Soweit § 87i Abs. 3 Satz 3 IRG für die Anpassung von Geldsanktionen auf § 87f Abs. 2 Satz 2 IRG verweist, liegen dessen Voraussetzungen offensichtlich nicht vor. Die Maßstäbe des Vollstreckungsstaates - hier Deutschland - sind nur zugrunde zu legen, wenn sich die Entscheidung auf eine Tat bezieht, die nicht im Hoheitsgebiet des Entscheidungsstaats begangen wurde und der Gerichtsbarkeit des Vollstreckungsstaats unterfällt. Da die Ordnungswidrigkeit in den Niederlanden begangen wurde, ist die deutsche Gerichtsbarkeit nicht gegeben.

Ansonsten bieten die Vorschriften des IRG keine Rechtsgrundlage für eine Anpassung an die Sätze des deutschen Bußgeldkatalogs (vgl. auch Trautmann, NZV 2011, 57f). Dies ergibt sich zum einen aus dem Regelungskonzept der Umwandelung, das die Anpassung der Höhe der Geldsanktion nicht vorsieht. Zum anderen ergibt sich dies aus dem Recht der Unionsbürger auf Freizügigkeit (Art. 21 AEUV) dessen Kehrseite der Grundsatz der gegenseitigen Anerkennung von Geldsanktionen darstellt.
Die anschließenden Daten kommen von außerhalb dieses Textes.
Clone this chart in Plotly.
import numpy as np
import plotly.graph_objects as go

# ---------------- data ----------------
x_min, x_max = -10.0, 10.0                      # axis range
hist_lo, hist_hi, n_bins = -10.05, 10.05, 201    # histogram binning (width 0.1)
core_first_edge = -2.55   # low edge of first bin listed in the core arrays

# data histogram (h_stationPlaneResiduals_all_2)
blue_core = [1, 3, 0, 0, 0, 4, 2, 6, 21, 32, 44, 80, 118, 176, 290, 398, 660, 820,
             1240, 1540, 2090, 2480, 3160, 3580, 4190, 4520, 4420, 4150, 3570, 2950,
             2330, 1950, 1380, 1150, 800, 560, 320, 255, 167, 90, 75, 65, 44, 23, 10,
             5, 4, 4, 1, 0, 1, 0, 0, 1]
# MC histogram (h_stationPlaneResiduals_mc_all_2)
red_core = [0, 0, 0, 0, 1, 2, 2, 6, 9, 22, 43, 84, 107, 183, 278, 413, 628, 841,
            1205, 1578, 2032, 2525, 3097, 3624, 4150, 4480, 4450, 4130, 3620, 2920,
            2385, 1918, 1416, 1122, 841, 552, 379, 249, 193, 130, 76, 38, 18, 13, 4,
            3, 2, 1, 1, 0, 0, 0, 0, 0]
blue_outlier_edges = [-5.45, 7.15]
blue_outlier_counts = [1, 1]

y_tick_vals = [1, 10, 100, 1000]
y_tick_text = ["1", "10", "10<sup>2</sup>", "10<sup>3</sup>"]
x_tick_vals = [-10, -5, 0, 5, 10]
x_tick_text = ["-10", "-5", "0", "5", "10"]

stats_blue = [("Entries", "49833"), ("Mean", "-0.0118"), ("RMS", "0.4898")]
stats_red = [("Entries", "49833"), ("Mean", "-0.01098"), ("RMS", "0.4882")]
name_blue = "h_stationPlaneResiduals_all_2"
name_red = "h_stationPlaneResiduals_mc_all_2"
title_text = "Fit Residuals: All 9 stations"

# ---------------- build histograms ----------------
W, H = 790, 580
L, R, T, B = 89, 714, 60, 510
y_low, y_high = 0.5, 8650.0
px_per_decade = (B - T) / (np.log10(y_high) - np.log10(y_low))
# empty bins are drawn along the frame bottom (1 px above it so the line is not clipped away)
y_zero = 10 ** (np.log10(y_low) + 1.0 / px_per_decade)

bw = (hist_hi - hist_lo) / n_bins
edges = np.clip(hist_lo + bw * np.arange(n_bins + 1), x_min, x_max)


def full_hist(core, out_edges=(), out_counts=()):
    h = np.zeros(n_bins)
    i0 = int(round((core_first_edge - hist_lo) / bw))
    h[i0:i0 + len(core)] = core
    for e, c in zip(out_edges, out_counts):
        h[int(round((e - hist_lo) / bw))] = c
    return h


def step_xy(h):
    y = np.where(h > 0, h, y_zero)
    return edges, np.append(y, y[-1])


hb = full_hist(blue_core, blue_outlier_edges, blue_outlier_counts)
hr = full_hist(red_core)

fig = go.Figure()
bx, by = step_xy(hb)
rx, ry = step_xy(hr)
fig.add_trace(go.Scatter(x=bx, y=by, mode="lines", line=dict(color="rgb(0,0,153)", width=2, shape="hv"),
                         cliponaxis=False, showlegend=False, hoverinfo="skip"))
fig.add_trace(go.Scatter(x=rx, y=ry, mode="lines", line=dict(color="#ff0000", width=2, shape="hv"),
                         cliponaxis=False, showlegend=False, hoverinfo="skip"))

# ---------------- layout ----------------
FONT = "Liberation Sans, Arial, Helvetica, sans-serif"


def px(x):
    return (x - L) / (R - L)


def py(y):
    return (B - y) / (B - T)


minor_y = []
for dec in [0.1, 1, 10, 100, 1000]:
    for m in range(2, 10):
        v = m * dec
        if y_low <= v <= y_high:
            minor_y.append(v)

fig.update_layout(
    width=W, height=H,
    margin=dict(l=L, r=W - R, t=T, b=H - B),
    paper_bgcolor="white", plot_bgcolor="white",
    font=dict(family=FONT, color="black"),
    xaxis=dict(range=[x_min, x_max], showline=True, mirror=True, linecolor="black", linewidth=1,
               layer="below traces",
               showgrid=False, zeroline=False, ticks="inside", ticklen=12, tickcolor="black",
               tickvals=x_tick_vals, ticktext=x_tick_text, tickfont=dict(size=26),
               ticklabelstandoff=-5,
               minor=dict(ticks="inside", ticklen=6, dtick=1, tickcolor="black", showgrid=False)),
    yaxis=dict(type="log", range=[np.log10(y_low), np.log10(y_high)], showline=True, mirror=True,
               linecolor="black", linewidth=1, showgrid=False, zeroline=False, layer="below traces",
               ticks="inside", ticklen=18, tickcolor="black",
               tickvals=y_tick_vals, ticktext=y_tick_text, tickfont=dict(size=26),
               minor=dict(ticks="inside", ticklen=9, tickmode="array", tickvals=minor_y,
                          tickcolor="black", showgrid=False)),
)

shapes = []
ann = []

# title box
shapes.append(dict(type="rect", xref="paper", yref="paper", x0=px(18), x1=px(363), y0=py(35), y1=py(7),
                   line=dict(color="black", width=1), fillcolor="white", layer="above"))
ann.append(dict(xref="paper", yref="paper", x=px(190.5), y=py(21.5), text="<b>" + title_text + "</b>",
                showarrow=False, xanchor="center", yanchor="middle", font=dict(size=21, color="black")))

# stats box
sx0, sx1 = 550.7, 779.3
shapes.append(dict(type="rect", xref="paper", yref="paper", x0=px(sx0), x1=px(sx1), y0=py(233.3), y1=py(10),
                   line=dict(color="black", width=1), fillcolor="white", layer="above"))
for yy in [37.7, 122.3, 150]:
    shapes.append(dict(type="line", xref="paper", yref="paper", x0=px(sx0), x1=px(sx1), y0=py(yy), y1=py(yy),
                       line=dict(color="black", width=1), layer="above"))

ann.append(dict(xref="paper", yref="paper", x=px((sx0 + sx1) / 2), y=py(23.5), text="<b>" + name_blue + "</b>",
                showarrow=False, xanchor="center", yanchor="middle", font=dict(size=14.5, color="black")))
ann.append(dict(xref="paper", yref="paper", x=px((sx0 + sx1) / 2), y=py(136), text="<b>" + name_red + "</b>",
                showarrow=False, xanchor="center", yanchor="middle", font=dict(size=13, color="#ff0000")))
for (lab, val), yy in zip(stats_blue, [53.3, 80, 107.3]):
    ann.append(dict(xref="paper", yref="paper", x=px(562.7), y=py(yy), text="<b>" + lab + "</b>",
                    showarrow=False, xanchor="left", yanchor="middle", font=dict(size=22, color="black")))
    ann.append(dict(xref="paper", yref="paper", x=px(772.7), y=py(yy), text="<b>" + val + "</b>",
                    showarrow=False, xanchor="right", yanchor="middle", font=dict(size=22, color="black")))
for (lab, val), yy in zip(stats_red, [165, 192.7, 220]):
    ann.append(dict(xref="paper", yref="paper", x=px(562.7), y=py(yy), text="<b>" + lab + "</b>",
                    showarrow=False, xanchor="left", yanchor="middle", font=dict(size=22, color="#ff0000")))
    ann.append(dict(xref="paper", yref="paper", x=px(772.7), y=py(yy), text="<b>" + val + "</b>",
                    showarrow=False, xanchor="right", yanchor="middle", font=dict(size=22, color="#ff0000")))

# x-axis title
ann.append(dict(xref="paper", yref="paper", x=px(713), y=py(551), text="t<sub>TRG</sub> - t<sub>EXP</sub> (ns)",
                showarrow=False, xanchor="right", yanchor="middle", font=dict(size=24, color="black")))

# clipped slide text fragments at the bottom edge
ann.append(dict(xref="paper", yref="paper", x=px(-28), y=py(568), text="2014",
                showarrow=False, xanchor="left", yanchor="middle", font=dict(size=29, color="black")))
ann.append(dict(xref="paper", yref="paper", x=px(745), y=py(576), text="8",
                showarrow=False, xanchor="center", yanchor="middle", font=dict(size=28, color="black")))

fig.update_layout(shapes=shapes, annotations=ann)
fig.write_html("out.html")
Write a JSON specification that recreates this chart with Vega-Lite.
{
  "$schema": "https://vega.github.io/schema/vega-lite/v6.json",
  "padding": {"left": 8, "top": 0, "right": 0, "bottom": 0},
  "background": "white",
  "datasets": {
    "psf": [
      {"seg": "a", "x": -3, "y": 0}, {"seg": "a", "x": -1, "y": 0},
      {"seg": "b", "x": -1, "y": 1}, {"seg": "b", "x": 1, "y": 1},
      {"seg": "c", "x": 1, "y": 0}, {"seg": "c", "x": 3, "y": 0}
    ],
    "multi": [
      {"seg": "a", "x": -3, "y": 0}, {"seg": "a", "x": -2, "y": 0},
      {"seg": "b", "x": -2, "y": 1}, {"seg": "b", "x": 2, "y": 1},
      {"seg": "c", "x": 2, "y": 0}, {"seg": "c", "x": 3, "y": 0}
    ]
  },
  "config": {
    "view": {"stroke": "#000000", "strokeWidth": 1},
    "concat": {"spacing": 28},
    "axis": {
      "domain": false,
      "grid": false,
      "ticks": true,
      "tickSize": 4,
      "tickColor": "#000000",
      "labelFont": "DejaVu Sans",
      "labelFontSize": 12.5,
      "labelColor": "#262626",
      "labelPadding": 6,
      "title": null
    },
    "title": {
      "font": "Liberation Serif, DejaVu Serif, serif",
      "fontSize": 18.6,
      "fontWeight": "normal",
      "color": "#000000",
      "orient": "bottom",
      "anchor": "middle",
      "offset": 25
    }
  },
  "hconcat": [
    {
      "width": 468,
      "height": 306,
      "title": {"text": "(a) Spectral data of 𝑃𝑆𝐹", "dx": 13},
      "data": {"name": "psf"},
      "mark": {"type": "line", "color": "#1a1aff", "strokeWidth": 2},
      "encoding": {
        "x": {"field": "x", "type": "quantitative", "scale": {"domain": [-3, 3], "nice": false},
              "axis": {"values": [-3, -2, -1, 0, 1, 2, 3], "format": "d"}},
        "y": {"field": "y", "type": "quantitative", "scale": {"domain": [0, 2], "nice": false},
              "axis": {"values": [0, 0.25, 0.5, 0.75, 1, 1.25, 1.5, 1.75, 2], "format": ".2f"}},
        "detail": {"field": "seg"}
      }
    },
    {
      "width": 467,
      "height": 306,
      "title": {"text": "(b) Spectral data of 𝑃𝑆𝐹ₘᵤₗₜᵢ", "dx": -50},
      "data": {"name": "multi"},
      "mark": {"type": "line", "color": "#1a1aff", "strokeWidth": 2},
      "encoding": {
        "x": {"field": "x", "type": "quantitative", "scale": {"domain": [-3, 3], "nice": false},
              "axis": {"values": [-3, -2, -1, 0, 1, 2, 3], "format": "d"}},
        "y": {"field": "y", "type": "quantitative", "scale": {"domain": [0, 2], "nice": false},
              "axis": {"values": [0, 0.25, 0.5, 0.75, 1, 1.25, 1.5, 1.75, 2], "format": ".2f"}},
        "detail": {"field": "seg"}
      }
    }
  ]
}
Diese Freizügigkeit schließt ein, dass derjenige, der innerhalb der Rechtsordnungen anderer EU-Staaten handelt, wie die dort lebenden Bürger der jeweiligen Rechtsordnung unterworfen ist (Trautmann in Schomburg/Ladogny/Gleß/Hackner, aaO., § 87f IRG Rn. 5).


IV.

Die Kostenentscheidung folg aus § 87j Abs. 2 IRG i.V.m. § 465 StPO.